What needs to be done
Set the lines down again exactly, first line through the line that contains "import plotly.graph_objects as go", with no pictures.
## Start Information provided
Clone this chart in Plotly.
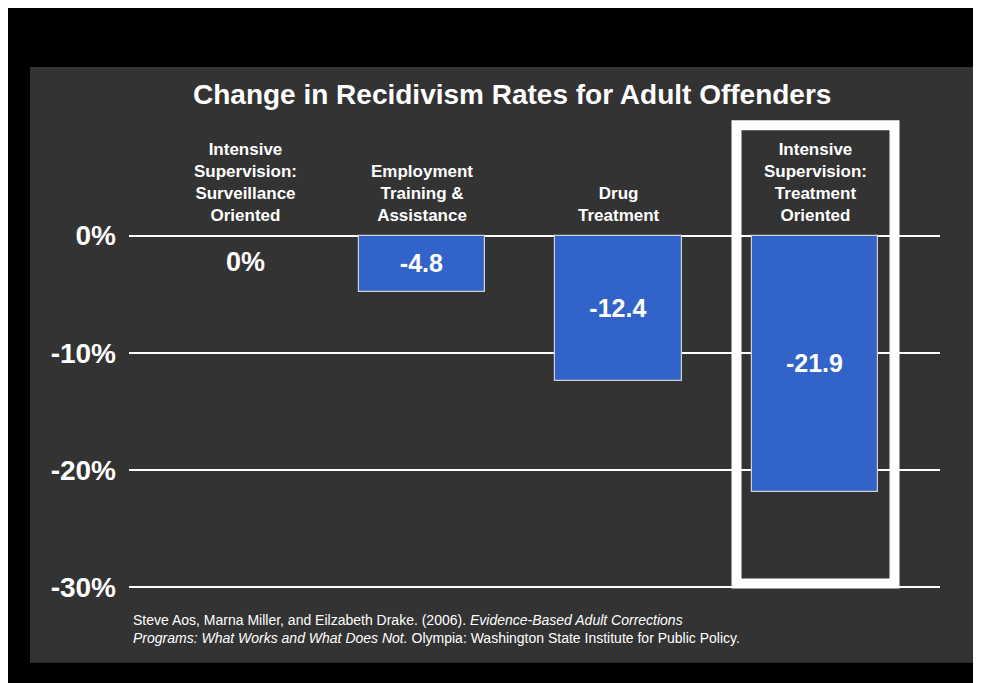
import plotly.graph_objects as go

# ---- data ----
categories = [
    "Intensive<br>Supervision:<br>Surveillance<br>Oriented",
    "Employment<br>Training &<br>Assistance",
    "Drug<br>Treatment",
    "Intensive<br>Supervision:<br>Treatment<br>Oriented",
]
values = [0.0, -4.8, -12.4, -21.9]
value_labels = ["0%", "-4.8", "-12.4", "-21.9"]
tick_vals = [0, -10, -20, -30]
tick_text = ["0%", "-10%", "-20%", "-30%"]
title_text = "Change in Recidivism Rates for Adult Offenders"
citation = ("Steve Aos, Marna Miller, and Eilzabeth Drake. (2006). <i>Evidence-Based Adult Corrections</i><br>"
            "<i>Programs: What Works and What Does Not.</i> Olympia: Washington State Institute for Public Policy.")
highlight_index = 3

# ---- layout geometry (page pixels; the page body adds an 8px offset) ----
W, H = 981, 683
O = 8
Y_PAD = 0.3
SCALE = 11.7  # px per percentage point
PL, PR = 129 - O, 940 - O
PT = 236 - Y_PAD * SCALE - O
PB = 587 + Y_PAD * SCALE - O
FONT = "Liberation Sans, Arial, sans-serif"


def px(x):
    return (x - O - PL) / (PR - PL)


def py(y):
    return (PB - (y - O)) / (PB - PT)


xs = list(range(len(categories)))

fig = go.Figure()
fig.add_trace(go.Bar(
    x=xs,
    y=[v if v != 0 else None for v in values],
    width=0.646,
    marker=dict(color="#3163c9", line=dict(color="#d0d0d0", width=1.2)),
    text=[t if v != 0 else "" for t, v in zip(value_labels, values)],
    textposition="inside",
    insidetextanchor="middle",
    textfont=dict(family=FONT, size=25, color="white", weight="bold"),
    hoverinfo="skip",
))

shapes = [
    # gray panel
    dict(type="rect", xref="paper", yref="paper", x0=px(30), x1=px(975), y0=py(662), y1=py(68),
         fillcolor="#333333", line_width=0, layer="below"),
    # highlight box
    dict(type="rect", xref="paper", yref="paper", x0=px(736.5), x1=px(894.5), y0=py(583), y1=py(126),
         fillcolor="rgba(0,0,0,0)", line=dict(color="white", width=10), layer="above"),
]

annotations = [
    dict(text="<b>" + title_text + "</b>", xref="paper", yref="paper", x=px(512), y=py(95),
         xanchor="center", yanchor="middle", showarrow=False,
         font=dict(family=FONT, size=28, color="white")),
    dict(text=citation, xref="paper", yref="paper", x=px(131), y=py(628),
         xanchor="left", yanchor="middle", align="left", showarrow=False,
         font=dict(family=FONT, size=14, color="white")),
]
for i, (c, v, t) in enumerate(zip(categories, values, value_labels)):
    annotations.append(dict(
        text="<b>" + c + "</b>", x=i + (0.1 if i == 0 else 0), xref="x", yref="paper", y=py(228),
        xanchor="center", yanchor="bottom", showarrow=False, align="center",
        font=dict(family=FONT, size=17, color="white")))
    if v == 0:
        annotations.append(dict(
            text="<b>" + t + "</b>", x=i + 0.1, xref="x", y=py(262), yref="paper",
            xanchor="center", yanchor="middle", showarrow=False,
            font=dict(family=FONT, size=27, color="white")))

fig.update_layout(
    width=W, height=H,
    margin=dict(l=PL, r=W - PR, t=PT, b=H - PB, pad=0),
    paper_bgcolor="black",
    plot_bgcolor="rgba(0,0,0,0)",
    showlegend=False,
    bargap=0,
    shapes=shapes,
    annotations=annotations,
    xaxis=dict(range=[-0.491, 3.636], showticklabels=False, showgrid=False, zeroline=False,
               fixedrange=True),
    yaxis=dict(range=[-30 - Y_PAD, Y_PAD], tickvals=tick_vals, ticktext=tick_text, showgrid=True,
               gridcolor="white", gridwidth=1.5, zeroline=False, ticks="", ticklen=0,
               ticklabelstandoff=12,
               tickfont=dict(family=FONT, size=28, color="white", weight="bold"),
               fixedrange=True),
)
fig.write_html("out.html", config={"displayModeBar": False})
## End Information provided
Written response
Clone this chart in Plotly.
import plotly.graph_objects as go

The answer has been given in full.